Garza has received the Local Hero award from the San Francisco Bay Guardian. She has been twice awarded by the Harvey Milk Democratic Club the Bayard Rustin Community Activist Award for her work fighting racism and gentrification in San Francisco. She has also been awarded the Jeanne Gauna Communicate Justice Award from the Centre for Media Justice.

In 2015, Garza, Cullors, and Tometi (as "The Women of #BlackLivesMatter") were among the nine runners-up for The Advocates Person of the Year.

In 2017, Garza, Patrisse Cullors and Opal Tometi were awarded the Sydney Peace Prize.

In 2018, Garza was named in the inaugural cohort of the Atlantic Fellows for Racial Equity (AFRE). This first cohort of 29 Atlantic Fellows are focused on challenging racism in the U.S. and South Africa and disrupting the rise of white nationalism and supremacy.

In 2019, Time created 89 new covers to celebrate women of the year starting from 1920; it chose her, Cullors, and Tometi for 2013.

In 2020, Garza was named to Fortune magazine's '40 Under 40' list under the "Government and Politics" category.

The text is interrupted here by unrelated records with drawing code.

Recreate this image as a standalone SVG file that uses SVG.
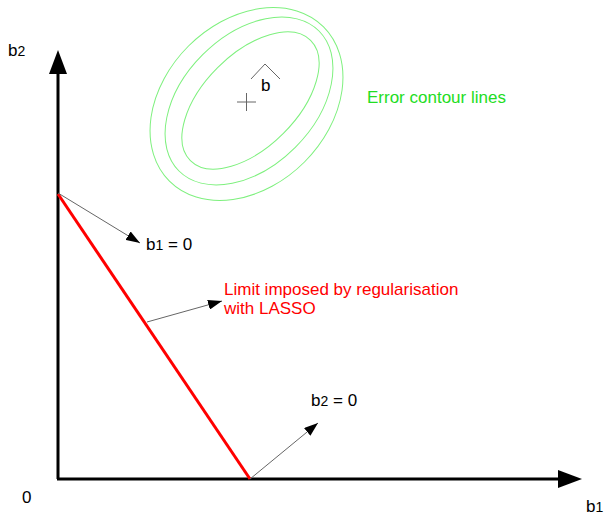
<svg xmlns="http://www.w3.org/2000/svg" width="607" height="516" viewBox="0 0 607 516">
<defs>
<style>
text{font-family:"Liberation Sans",Arial,sans-serif;font-size:17px;fill:#000}
.sub{font-size:14px}
.axis{stroke:#000;stroke-width:3;fill:none}
.thin{stroke:#666;stroke-width:1;fill:none}
.contour{stroke:#7ef07e;stroke-width:1;fill:none}
.red{fill:#ff0000}
.green{fill:#22dd22}
</style>
<marker id="ah" viewBox="0 0 14 10" refX="14" refY="5" markerWidth="14" markerHeight="10" markerUnits="userSpaceOnUse" orient="auto">
<path d="M0,0 L14,5 L0,10 Z" fill="#000"/>
</marker>
</defs>
<g id="axes">
<line class="axis" x1="58" y1="479" x2="58" y2="70"/>
<path d="M58,50 L49,74 L67,74 Z" fill="#000"/>
<line class="axis" x1="57" y1="479" x2="562" y2="479"/>
<path d="M582,479 L558,470 L558,488 Z" fill="#000"/>
<text x="8" y="56">b<tspan class="sub">2</tspan></text>
<text x="22" y="503">0</text>
<text x="586" y="512">b<tspan class="sub">1</tspan></text>
</g>
<g id="contours">
<ellipse class="contour" cx="246.5" cy="104" rx="109" ry="82" transform="rotate(-45 246.5 104)"/>
<ellipse class="contour" cx="249" cy="101" rx="99" ry="65.5" transform="rotate(-45 249 101)"/>
<ellipse class="contour" cx="250.5" cy="100.5" rx="85" ry="46.5" transform="rotate(-45 250.5 100.5)"/>
</g>
<g id="bhat">
<path class="thin" d="M237,102 H256 M246.5,93 V111"/>
<path class="thin" d="M251,79 L265,64 L280,79"/>
<text x="261" y="91">b</text>
</g>
<g id="contour-label">
<text class="green" x="367" y="103">Error contour lines</text>
</g>
<g id="lasso-limit">
<line x1="58" y1="194" x2="250" y2="479" stroke="#ff0000" stroke-width="3"/>
</g>
<g id="connectors">
<line class="thin" x1="58" y1="193" x2="140" y2="243" marker-end="url(#ah)"/>
<line class="thin" x1="147" y1="322" x2="222" y2="301" marker-end="url(#ah)"/>
<line class="thin" x1="250" y1="479" x2="318" y2="423" marker-end="url(#ah)"/>
</g>
<g id="label-b1">
<text x="146" y="250">b<tspan class="sub">1</tspan> = 0</text>
</g>
<g id="label-limit">
<text class="red" x="224" y="295">Limit imposed by regularisation</text>
<text class="red" x="224" y="314">with LASSO</text>
</g>
<g id="label-b2">
<text x="311" y="406">b<tspan class="sub">2</tspan> = 0</text>
</g>
</svg>
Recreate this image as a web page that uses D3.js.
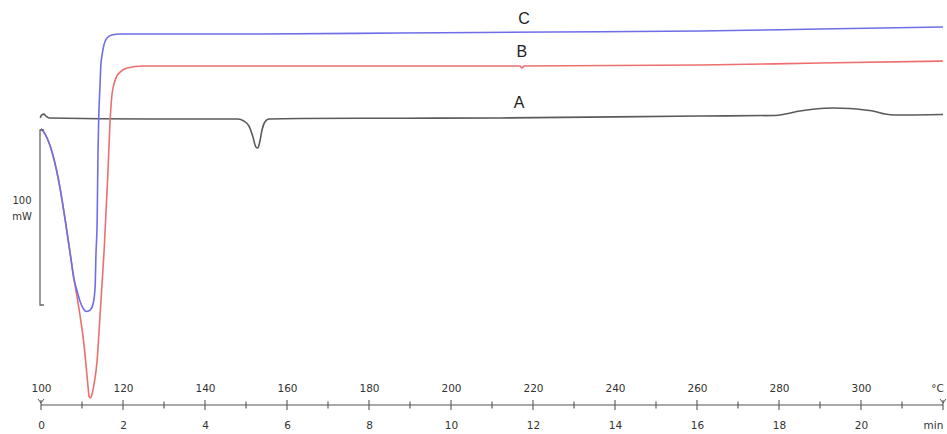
<!DOCTYPE html>
<html>
<head>
<meta charset="utf-8">
<script src="https://cdn.jsdelivr.net/npm/d3@7"></script>
<style>
  body { margin: 0; background: #fff; }
  svg { display: block; }
</style>
</head>
<body>
<div id="chart"></div>
<script>
// DSC traces, temperature in °C and heat flow in mW (relative)
const sharedTemp = [100.0, 100.5, 101.7, 102.9, 104.6, 105.9, 107.1, 108.0]
const sharedFlow = [0.6, -0.6, -5.7, -14.3, -32.6, -51.4, -70.3, -84.6]

const cTemp = [108.8, 109.5, 110.2, 111.0, 111.95, 112.7, 113.2, 113.4, 113.7, 113.9, 114.1, 114.4, 114.6, 114.9, 115.4, 116.1, 117.3, 119.3, 153.4, 187.6, 224.1, 260.7, 290.0, 320.0]
const cFlow = [-92.0, -97.7, -101.7, -103.7, -102.9, -99.4, -89.7, -71.4, -51.4, -13.1, 8.6, 25.7, 37.1, 42.9, 49.1, 52.6, 54.3, 54.9, 54.9, 55.4, 56.0, 56.6, 57.7, 58.9]

const bTemp = [108.8, 109.5, 110.2, 110.7, 111.2, 111.5, 111.7, 112.0, 112.4, 112.9, 113.7, 114.4, 115.4, 116.3, 116.8, 117.3, 117.8, 118.5, 119.3, 121.0, 124.9, 163.2, 215.6, 216.8, 217.3, 217.8, 260.7, 290.0, 320.0]
const bFlow = [-95.4, -105.7, -117.1, -127.4, -140.0, -147.4, -152.0, -153.1, -151.4, -145.7, -131.4, -105.7, -68.6, -25.7, 2.9, 20.0, 26.3, 30.9, 33.1, 35.4, 36.6, 36.6, 36.6, 36.6, 35.4, 36.6, 37.1, 38.3, 39.4]

const aTemp = [99.8, 100.2, 100.7, 101.2, 102.0, 126.6, 148.0, 149.5, 150.7, 151.7, 152.4, 152.9, 153.4, 153.9, 154.6, 155.6, 163.2, 212.0, 260.7, 279.0, 281.5, 285.1, 288.8, 293.2, 297.3, 301.0, 303.4, 305.9, 308.3, 320.0]
const aFlow = [6.9, 8.6, 9.1, 8.0, 6.9, 6.3, 6.3, 5.1, 2.3, -4.0, -9.7, -10.3, -6.3, 0, 4.6, 6.3, 6.6, 6.9, 8.0, 8.3, 9.1, 10.9, 12.0, 12.6, 12.3, 11.4, 10.6, 9.1, 8.6, 8.9]

const tempTicks = [100, 110, 120, 130, 140, 150, 160, 170, 180, 190, 200, 210, 220, 230, 240, 250, 260, 270, 280, 290, 300, 310, 320]
const tempLabels = [100, 120, 140, 160, 180, 200, 220, 240, 260, 280, 300]
const minLabels = [0, 2, 4, 6, 8, 10, 12, 14, 16, 18, 20]

const curveLabels = [
  { name: 'C', temp: 217.8, flow: 60.6 },
  { name: 'B', temp: 217.3, flow: 41.7 },
  { name: 'A', temp: 216.6, flow: 12.6 }
]

const width = 947
const height = 434

const svg = d3
  .select('#chart')
  .append('svg')
  .attr('width', width)
  .attr('height', height)

const xScale = d3.scaleLinear().domain([100, 320]).range([41, 943])
// time axis: 10 °C per minute
const tScale = d3.scaleLinear().domain([0, 22]).range([41, 943])
const yScale = d3.scaleLinear().domain([-100, 0]).range([305, 130])

const zip = (xs, ys) => xs.map((d, i) => ({ temp: d, flow: ys[i] }))

const series = [
  { name: 'A', color: '#5a5a5a', points: zip(aTemp, aFlow) },
  { name: 'B', color: '#ec6f6f', points: zip(sharedTemp, sharedFlow).concat(zip(bTemp, bFlow)) },
  { name: 'C', color: '#6e6ee8', points: zip(sharedTemp, sharedFlow).concat(zip(cTemp, cFlow)) }
]

const line = d3
  .line()
  .x(d => xScale(d.temp))
  .y(d => yScale(d.flow))
  .curve(d3.curveMonotoneX)

svg
  .selectAll('.trace')
  .data(series)
  .enter()
  .append('path')
  .attr('class', 'trace')
  .attr('d', d => line(d.points))
  .attr('fill', 'none')
  .attr('stroke', d => d.color)
  .attr('stroke-width', 1.6)
  .attr('stroke-linejoin', 'round')

// curve names
svg
  .selectAll('.curve-name')
  .data(curveLabels)
  .enter()
  .append('text')
  .attr('class', 'curve-name')
  .attr('x', d => xScale(d.temp))
  .attr('y', d => yScale(d.flow))
  .attr('text-anchor', 'middle')
  .attr('font-family', 'Liberation Sans, Arial, sans-serif')
  .attr('font-size', 16)
  .attr('fill', '#222')
  .text(d => d.name)

// 100 mW scale bar
const bar = svg.append('g').attr('stroke', '#666').attr('stroke-width', 1.3).attr('fill', 'none')
bar
  .append('path')
  .attr('d', 'M' + (xScale(100) + 3) + ',' + yScale(0) + 'H' + (xScale(100) - 1) + 'V' + yScale(-100) + 'H' + (xScale(100) + 3))

svg
  .append('text')
  .attr('x', 22)
  .attr('y', 204)
  .attr('text-anchor', 'middle')
  .attr('font-family', 'DejaVu Sans, sans-serif')
  .attr('font-size', 10)
  .attr('fill', '#333')
  .text('100')

svg
  .append('text')
  .attr('x', 22)
  .attr('y', 220)
  .attr('text-anchor', 'middle')
  .attr('font-family', 'DejaVu Sans, sans-serif')
  .attr('font-size', 10)
  .attr('fill', '#333')
  .text('mW')

// bottom axis: °C on top, min below
const axisY = 405
const axisG = svg.append('g').attr('transform', 'translate(0,' + axisY + ')')

axisG
  .append('line')
  .attr('x1', xScale(100))
  .attr('x2', xScale(320))
  .attr('stroke', '#555')
  .attr('stroke-width', 1.2)

axisG
  .selectAll('.tick-mark')
  .data(tempTicks)
  .enter()
  .append('line')
  .attr('class', 'tick-mark')
  .attr('x1', d => xScale(d))
  .attr('x2', d => xScale(d))
  .attr('y1', d => (d % 20 === 0 ? -5 : -3.5))
  .attr('y2', d => (d % 20 === 0 ? 5 : 3.5))
  .attr('stroke', '#555')
  .attr('stroke-width', 1.1)

// little arrow marks at the ends
axisG
  .selectAll('.end-mark')
  .data([100, 320])
  .enter()
  .append('path')
  .attr('class', 'end-mark')
  .attr('d', d => {
    const x = xScale(d)
    return 'M' + (x - 3) + ',-6L' + x + ',-2L' + (x + 3) + ',-6'
  })
  .attr('fill', 'none')
  .attr('stroke', '#555')
  .attr('stroke-width', 1)

const topAxis = d3
  .axisTop(xScale)
  .tickValues(tempLabels.concat([320]))
  .tickFormat(d => (d === 320 ? '°C' : d))
  .tickSize(0)
  .tickPadding(13)

const bottomAxis = d3
  .axisBottom(tScale)
  .tickValues(minLabels.concat([22]))
  .tickFormat(d => (d === 22 ? 'min' : d))
  .tickSize(0)
  .tickPadding(17)

axisG.append('g').attr('class', 'top-axis').call(topAxis)
axisG.append('g').attr('class', 'bottom-axis').call(bottomAxis)

axisG.selectAll('.domain').remove()
axisG
  .selectAll('.tick text')
  .attr('font-family', 'DejaVu Sans, sans-serif')
  .attr('font-size', 10.5)
  .attr('fill', '#333')

axisG.select('.top-axis').selectAll('.tick text').filter(d => d === 320).attr('dx', -6)
axisG.select('.bottom-axis').selectAll('.tick text').filter(d => d === 22).attr('dx', -10)
</script>
</body>
</html>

In 2020, Garza was included in Time magazines 100 Most Influential People of 2020 and on the list of the BBC's 100 Women announced on 23 November 2020.

In 2020, Garza also was number 32 on Fast Company's Queer 50 list. In 2022, she was number 40 on the list.

== Personal life ==
In 2004, Garza came out as queer to her family. She was married to Malachi Garza, also a community activist, for 13 years. They met in 2004, married in 2008 and lived in Oakland until they announced the end of their relationship in 2021.

Garza's chest tattoo, inspired by June Jordan's "Poem about My Rights," reads "I am not wrong: Wrong is not my name. My name is my own my own my own," reflecting the profound connection between #Black Lives Matter and the deep roots of African American culture.

In 2018, Garza's mother died from glioblastoma.